A.M. Best Co. has affirmed the financial strength rating (FSR) of A (Excellent) and issuer credit ratings (ICR) of “a” of Kansas City Life Insurance Company (Kansas City Life) [NASDAQ: KCLI]. The outlook for these ratings is stable.
Additionally, A.M. Best has affirmed the FSR of B++ (Good) and ICR of “bbb+” of Old American Insurance Company (Old American), the group’s final expense life insurance subsidiary. The outlook for these ratings is positive. All companies are domiciled in Kansas City, MO.
The ratings of Kansas City Life primarily reflect its solid risk-adjusted capitalization, despite a noticeable decline in capital and surplus during the past several years due to stockholder dividends, realized losses and the cost associated with freezing the company’s employee pension plan. Kansas City Life has maintained a relatively conservative balance sheet with no outstanding debt and only a modest level of intangible assets. A.M. Best notes that the company’s liquidity position remains favorable with ready access to public markets or other committed lines of credit if necessary.

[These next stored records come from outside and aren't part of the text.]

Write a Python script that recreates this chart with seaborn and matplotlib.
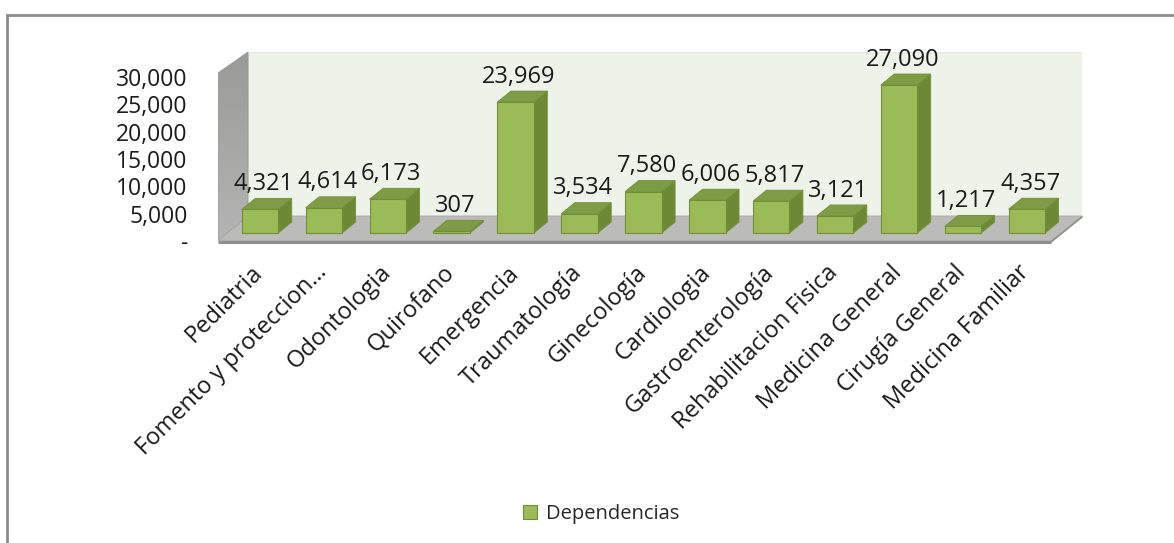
import matplotlib
matplotlib.use("Agg")
import matplotlib.pyplot as plt
import matplotlib.transforms as mtrans
from matplotlib.patches import Polygon, Rectangle, Patch
from matplotlib.ticker import FuncFormatter
import numpy as np
import seaborn as sns

# ---------------- data ----------------
categories = ["Pediatria", "Fomento y proteccion…", "Odontologia", "Quirofano",
              "Emergencia", "Traumatología", "Ginecología", "Cardiologia",
              "Gastroenterología", "Rehabilitacion Fisica", "Medicina General",
              "Cirugía General", "Medicina Familiar"]
values = [4321, 4614, 6173, 307, 23969, 3534, 7580, 6006, 5817, 3121, 27090, 1217, 4357]
series_name = "Dependencias"
y_ticks = [0, 5000, 10000, 15000, 20000, 25000, 30000]

# ---------------- style ----------------
FRONT = "#9BBB59"
SIDE = "#6C8A36"
TOP = "#7E9C45"
EDGE = "#718F37"
BACKWALL = "#EEF3E9"
FLOOR = "#BBBBBA"

sns.set_theme(style="white")
plt.rcParams['font.family'] = ['Open Sans', 'DejaVu Sans']

W, H = 1174, 543
fig = plt.figure(figsize=(W / 100, H / 100), dpi=100)

# axes area in pixels (left, right, top, bottom)
L_px, R_px, T_px, B_px = 218, 1082, 52, 241
ax = fig.add_axes([L_px / W, 1 - B_px / H, (R_px - L_px) / W, (B_px - T_px) / H])

sns.barplot(x=categories, y=values, color=FRONT, saturation=1, width=0.57,
            edgecolor=EDGE, linewidth=0.8, ax=ax, zorder=5)

# scales (pixel geometry of the pseudo-3D box)
step_px = 63.9
x0_px = 260.0
zero_px = 233.0
u = 27090 / 148.0  # data units per pixel
def xd(px):
    return (px - x0_px) / step_px
def yd(py):
    return (zero_px - py) * u

ax.set_xlim(xd(L_px), xd(R_px))
ax.set_ylim(yd(B_px), yd(T_px))

dx = 13.5 / step_px
dy = 11 * u

# back wall, left wall, floor
xbl = xd(248)
ax.add_patch(Rectangle((xbl, yd(216)), xd(R_px) - xbl, yd(T_px) - yd(216),
                       facecolor=BACKWALL, edgecolor="#E3EADB", lw=0.8, zorder=1))
left_wall = Polygon([(xd(218), yd(241)), (xd(218), yd(73)), (xbl, yd(52)), (xbl, yd(216))],
                    closed=True, facecolor="none", edgecolor="#969696", lw=0.6, zorder=2)
ax.add_patch(left_wall)
grad = np.linspace(0, 1, 256).reshape(-1, 1)
im = ax.imshow(grad, extent=(xd(218), xbl, yd(241), yd(52)), aspect="auto",
               cmap=matplotlib.colors.LinearSegmentedColormap.from_list("g", ["#B4B4B4", "#9A9A98"]),
               origin="lower", zorder=1.5)
im.set_clip_path(left_wall)
floor = Polygon([(xd(218), yd(241)), (xbl, yd(216)), (xd(R_px), yd(216)), (xd(1051), yd(241))],
                closed=True, facecolor=FLOOR, edgecolor="#A8A8A8", lw=0.6, zorder=2)
ax.add_patch(floor)
ax.plot([xd(218), xd(1051)], [yd(242), yd(242)], color="#8E8E8E", lw=2.2,
        solid_capstyle="butt", clip_on=False, zorder=3)
ax.plot([xd(1051), xd(R_px)], [yd(242), yd(217)], color="#8E8E8E", lw=1.2,
        clip_on=False, zorder=3)

# 3D faces and data labels derived from the bars seaborn drew
bars = [p for p in ax.patches if isinstance(p, Rectangle) and p.get_zorder() == 5]
for p, v in zip(bars, values):
    x0, w, h = p.get_x(), p.get_width(), p.get_height()
    side = Polygon([(x0 + w, 0), (x0 + w + dx, dy), (x0 + w + dx, h + dy), (x0 + w, h)],
                   closed=True, facecolor=SIDE, edgecolor=EDGE, lw=0.6, zorder=4)
    top = Polygon([(x0, h), (x0 + w, h), (x0 + w + dx, h + dy), (x0 + dx, h + dy)],
                  closed=True, facecolor=TOP, edgecolor=EDGE, lw=0.6, zorder=4)
    ax.add_patch(side)
    ax.add_patch(top)
    ax.annotate(f"{v:,}", xy=(x0 + w / 2 + dx / 4, h + dy), xytext=(0, 6),
                textcoords="offset points", ha="center", va="baseline",
                fontsize=17, color="#1A1A1A", zorder=6, annotation_clip=False)

# axes cosmetics
for s in ax.spines.values():
    s.set_visible(False)
ax.grid(False)
ax.set_xlabel("")
ax.set_ylabel("")
ax.set_yticks(y_ticks)
ax.yaxis.set_major_formatter(FuncFormatter(lambda v, pos: "-" if v == 0 else f"{int(v):,}"))
ax.tick_params(axis="y", length=0, pad=22, labelsize=16.5, labelcolor="#1A1A1A")
offset = mtrans.ScaledTranslation(0, -8 / 100, fig.dpi_scale_trans)
for lab in ax.get_yticklabels():
    lab.set_transform(lab.get_transform() + offset)

ax.set_xticks(range(len(categories)))
ax.set_xticklabels(categories, rotation=45, ha="right", rotation_mode="anchor",
                   fontsize=17, color="#1A1A1A")
ax.tick_params(axis="x", length=0, pad=14)
xoff = mtrans.ScaledTranslation(-9 / 100, 0, fig.dpi_scale_trans)
for lab in ax.get_xticklabels():
    lab.set_transform(lab.get_transform() + xoff)

# legend
ax.legend(handles=[Patch(facecolor=FRONT, edgecolor=EDGE, lw=0.8, label=series_name)],
          loc="center", bbox_to_anchor=(601 / W, 1 - 514 / H), bbox_transform=fig.transFigure,
          frameon=False, fontsize=14.5, handlelength=0.7, handleheight=0.7, handletextpad=0.45)

# outer chart border
fig.patches.append(Rectangle((7 / W, -0.05), 1.2, (H - 15) / H + 0.05, transform=fig.transFigure,
                             fill=False, edgecolor="#8C8C8C", lw=2, figure=fig))

fig.savefig("out.png", dpi=100)
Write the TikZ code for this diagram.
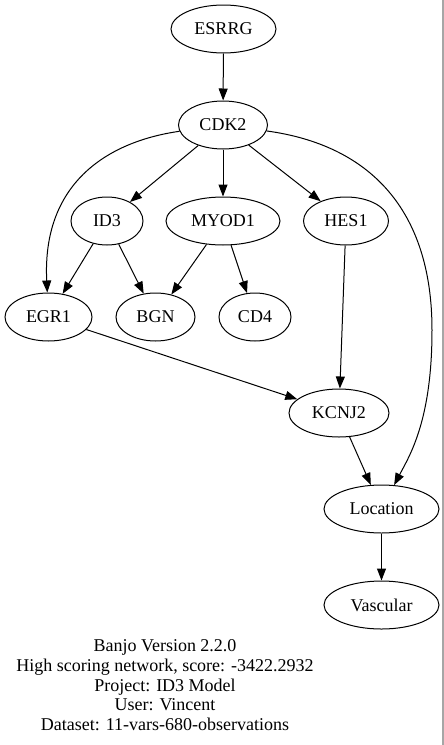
\documentclass[tikz,border=0pt]{standalone}
\usepackage{fontspec}
\setmainfont{Liberation Serif}
\usetikzlibrary{shapes.geometric,arrows.meta}
\tikzset{
	gene/.style={draw,ellipse,inner sep=0pt,minimum height=48pt,line width=1pt,font=\fontsize{18}{20}\selectfont},
	link/.style={-{Triangle[length=12pt,width=9pt]},line width=1pt},
	info/.style={anchor=base,inner sep=0pt,font=\fontsize{18}{20}\selectfont}
}
\begin{document}
\begin{tikzpicture}[x=1pt,y=-1pt]
	\useasboundingbox (0,0) rectangle (444,745);
	\draw [gray!70,line width=1.3pt](443,0) -- (443,745);
	\node[gene,minimum width=105pt] (esrrg) at (223.5,29) {ESRRG};
	\node[gene,minimum width=89pt] (cdk2) at (223,125) {CDK2};
	\node[gene,minimum width=72pt] (id3) at (107,221) {ID3};
	\node[gene,minimum width=114pt] (myod1) at (223,221) {MYOD1};
	\node[gene,minimum width=85pt] (hes1) at (346,221) {HES1};
	\node[gene,minimum width=87pt] (egr1) at (48.5,317) {EGR1};
	\node[gene,minimum width=79pt] (bgn) at (155.5,317) {BGN};
	\node[gene,minimum width=72pt] (cd4) at (255,317) {CD4};
	\node[gene,minimum width=100pt] (kcnj2) at (339,413) {KCNJ2};
	\node[gene,minimum width=115pt] (location) at (381.5,509) {Location};
	\node[gene,minimum width=115pt] (vascular) at (381.5,605) {Vascular};
	\coordinate (bend) at (432,330);
	\draw [link](esrrg) -- (cdk2);
	\draw [link](cdk2) -- (id3);
	\draw [link](cdk2) -- (myod1);
	\draw [link](cdk2) -- (hes1);
	\draw [link](cdk2) .. controls (105,142) and (42,185) .. (egr1);
	\draw [link](cdk2) .. controls (370,145) and (432,210) .. (bend) .. controls (432,420) and (410,455) .. (location);
	\draw [link](id3) -- (egr1);\draw [link](id3) -- (bgn);
	\draw [link](myod1) -- (bgn);\draw [link](myod1) -- (cd4);
	\draw [link](hes1) -- (kcnj2);
	\draw [link](egr1) -- (kcnj2);
	\draw [link](kcnj2) -- (location);
	\draw [link](location) -- (vascular);
	\node[info] (banjo) at (165,651) {Banjo Version 2.2.0};
	\node[info] (score) at (165,671) {High scoring network, score: -3422.2932};
	\node[info] (project) at (165,691) {Project: ID3 Model};
	\node[info] (user) at (165,710) {User: Vincent};
	\node[info] (dataset) at (165,730) {Dataset: 11-vars-680-observations};
\end{tikzpicture}
\end{document}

While A.M. Best notes that Kansas City Life has increased its exposure to direct commercial mortgage loans in its general account investment portfolio, there are currently no delinquencies of over 60 days, and the company does not actively invest in commercial mortgaged-backed securities. In addition, Kansas City Life’s investment portfolio was in a net unrealized gain position of $110 million on a GAAP basis as of the end of the first quarter of 2011.
Kansas City Life maintains a diversified product portfolio that consists of ordinary life insurance, fixed and variable annuities and group accident and health and life insurance products. The company recently has been focused on increasing its ordinary life premium with a noticeable increase in its universal life insurance sales over the most recent period. However, a significant amount of the company’s overall earnings are driven by closed blocks of ordinary life insurance that are currently in run off. Statutory operating results have generally declined over the past five years due to declining investment yields, reduced earnings from the run-off life blocks and a number of one-time operating expenses over the most recent period. A.M. Best also notes that since fixed annuities account for roughly 40% of general account reserves—a sizeable portion of which is not subject to surrender charges—Kansas City Life continues to be exposed to disintermediation risk in an increasing interest rate environment. In addition, a large portion of reserves maintain high interest rate guarantees, which have resulted in a modest amount of spread compression.